Jess,
There are a few things I will never understand about what you did, and part of me doesn’t even want to know, but I know that unless I tell you all this, I’ll just go crazy. And normally I’d be more tactful about all of this, but I really can’t care about hurting your feelings during this, or I won’t be able to say what needs to be said.
I have been incredibly grown up throughout this whole process. Even while you were breaking up with me, I was sobbing but telling you it was okay, and to do what you needed to. And you didn’t even cry. You hardly acted like it was difficult for you. And I’m angry at you for that. I never, ever thought that I could be as angry with you as I am right now. I always loved you too much to have this kind of anger, and I’m even more upset that the things you’ve done are making it so I can’t love you anymore. Though I guess I should thank you for that, at least…
I thought that we were really doing well. I know we were still having fights, but we were really talking about things for the first time in a long time. I honestly thought that this was the beginning of something really great, and that we were making this relationship finally work. But I was wrong apparently. I don’t know how, after six years, you didn’t think that I would want more out of our relationship, and that I wouldn’t want to move on. I can’t understand why you didn’t want that.
I also don’t understand what happened all of a sudden to make you change your mind. Something makes me believe you did something you didn’t want to admit to, or that one of your friends put you up to it, because, let’s face it, you’re pretty indecisive. Not knowing what suddenly brought all this shit on bothers me more than a lot of it. I even told you before that I felt like you were pushing me away. Did you just sit there and lie to me about how you felt? Fuck you for that, because at least I’ve always been honest about how I felt.
Do you know how shitty it felt to have you say that you wanted to drink more and smoke more weed? You chose drugs and alcohol over a relationship, which is not only like a shitty after-school special, but makes me feel just a little bit worthless. I never thought anything would make me stop loving you, but I also never thought you’d say something so low.
Next of all, I can’t figure out why you de-friended me on Facebook. I have no idea what prompted that. I could see if I was obsessively commenting on your profile or something like that, but I hardly even looked at it. I noticed that I’d stopped seeing your updates in my newsfeed, and wondered if you were okay… I thought maybe you’d just lost your phone or something. I actually finally found out because your information was still saved on my computer, and I accidentally logged into your profile. I exited it right away, because I respect your privacy, but once I exited it, I just got pissed off.
Seriously? We’ve been friends for six years, Jess. We were together even when we weren’t officially together. I thought that even if you didn’t love me anymore, the sheer fact that we were friends for six years would keep you from being so insanely immature. Because you know what? That basically made me feel like you didn’t give a shit about the six years we spent together.
I understand that you don’t want to grow up. You bitch about Quaker Steak all the time, but really, that’s all you’ve ever wanted.

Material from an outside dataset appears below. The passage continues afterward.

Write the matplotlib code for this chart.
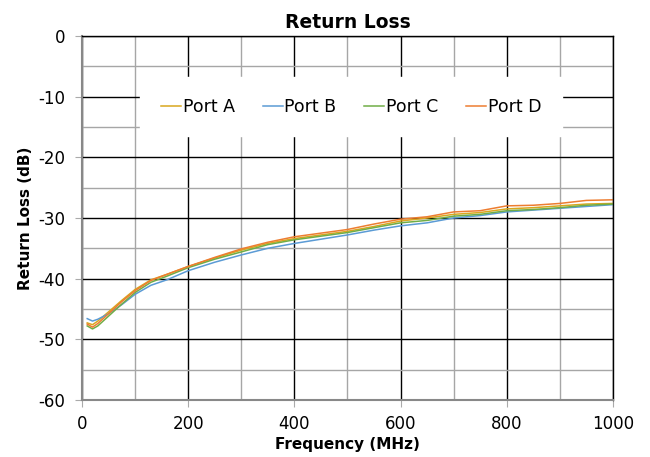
import matplotlib.pyplot as plt
from matplotlib.ticker import MultipleLocator

plt.rcParams['font.family'] = ['DejaVu Sans']
plt.rcParams['axes.unicode_minus'] = False

# Frequency points (MHz)
freq = [10, 20, 30, 50, 75, 100, 130, 160, 200, 250, 300, 350, 400, 450, 500,
        550, 600, 650, 700, 750, 800, 850, 900, 950, 1000]

# Return loss (dB) per port
port_a = [-47.3, -47.6, -47.0, -45.5, -43.6, -41.8, -40.2, -39.3, -38.0, -36.6, -35.3,
          -34.2, -33.4, -32.8, -32.2, -31.4, -30.5, -30.0, -29.4, -29.1, -28.5, -28.3,
          -28.0, -27.7, -27.6]
port_b = [-46.6, -47.0, -46.7, -45.8, -44.3, -42.6, -41.1, -40.2, -38.7, -37.3, -36.1,
          -35.0, -34.2, -33.5, -32.8, -32.0, -31.3, -30.8, -30.0, -29.6, -29.0, -28.7,
          -28.4, -28.1, -27.8]
port_c = [-47.8, -48.3, -47.8, -46.2, -44.2, -42.3, -40.6, -39.6, -38.2, -36.8, -35.6,
          -34.4, -33.6, -33.0, -32.4, -31.6, -30.8, -30.4, -29.7, -29.4, -28.8, -28.6,
          -28.3, -27.9, -27.7]
port_d = [-47.5, -48.0, -47.4, -45.8, -43.8, -42.0, -40.3, -39.3, -38.0, -36.5, -35.1,
          -34.0, -33.1, -32.5, -31.9, -31.0, -30.2, -29.8, -29.0, -28.8, -28.0, -27.9,
          -27.6, -27.1, -27.0]

series = [('Port A', port_a, '#D9A71E'),
          ('Port B', port_b, '#5B9BD5'),
          ('Port C', port_c, '#70AD47'),
          ('Port D', port_d, '#ED7D31')]

fig = plt.figure(figsize=(6.5, 4.57), dpi=100)
ax = fig.add_axes([0.126, 0.125, 0.817, 0.796])

for name, vals, col in series:
    ax.plot(freq, vals, color=col, lw=1.1, label=name)

ax.set_xlim(0, 1000)
ax.set_ylim(-60, 0)
ax.xaxis.set_major_locator(MultipleLocator(200))
ax.xaxis.set_minor_locator(MultipleLocator(100))
ax.yaxis.set_major_locator(MultipleLocator(10))
ax.yaxis.set_minor_locator(MultipleLocator(5))

# Grid: black majors, grey minors
ax.grid(which='major', color='black', lw=1.0)
ax.grid(which='minor', color='#a6a6a6', lw=1.0)
ax.set_axisbelow(True)

for s in ['top', 'right']:
    ax.spines[s].set_color('black')
    ax.spines[s].set_linewidth(1.0)
for s in ['left', 'bottom']:
    ax.spines[s].set_color('#888888')
    ax.spines[s].set_linewidth(1.5)

ax.tick_params(which='major', length=5, color='#aaaaaa', labelsize=12)
ax.tick_params(axis='y', pad=7)
ax.tick_params(axis='x', pad=6)
ax.tick_params(which='minor', length=0)

ax.set_title('Return Loss', fontsize=13.5, fontweight='bold', pad=6)
ax.set_xlabel('Frequency (MHz)', fontsize=11, fontweight='bold', labelpad=3)
ax.set_ylabel('Return Loss (dB)', fontsize=11, fontweight='bold', labelpad=4)

leg = ax.legend(loc='upper center', bbox_to_anchor=(0.507, 0.912), ncol=4,
                frameon=True, fancybox=False, framealpha=1.0, edgecolor='white',
                fontsize=12.5, handlelength=1.15, handletextpad=0.1, columnspacing=1.6,
                borderpad=1.2)

fig.savefig('out.png', dpi=100)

Someone tells you to dance, and you do it. Everyone claps and gushes about how freaking cool you are. If that’s all you want, fine, but you could have been a lot more tactful about how the last seven months went down, because you made me believe we’d honestly have a life together.
Even worse, I asked you to be tactful about how you talked about things with people in the restaurant, because it’s most of Vermilion working there, and that’s my home too. I still have friends that work there, and it’s hard to hear about waitresses saying, “Well they’re just better off that way.” Fuck you and whoever else is trying to tell me how I should feel about anything, because it’s not your life, and you don’t know. We obviously had different expectations for this relationship and our lives.
With all of that out of the way, I’d like to tell you to have a very happy life indeed. It’s obvious now that we were not meant for each other, and as hard as that is to say, at least I can see that now. As much as I loved you before, I can see now how little that really meant, and it’s helping me to move on. Have fun with your restaurant, your drugs and drinking binges. Please be careful. Some of your friends really do care about you, even though you think they’re trying to change you, or you get pissed when they tell you that you’ve got a smoker’s cough. They’re just concerned and they want you to be healthy, which you apparently, and not surprisingly, don’t give a shit about.
So, even though you probably didn’t even read this far into my fucking message, if you did, thank you for reading. Regardless, sending it has given me the closure I needed.
-Amanda
2 comments:
I should have known that you were a letter writer, too.
that's a way nicer one than I sent to the first guy who broke my heart.
has jess responded yet?
No, but I sent it on Myspace, and I saw that he's logged in today, so I know he's had the opportunity.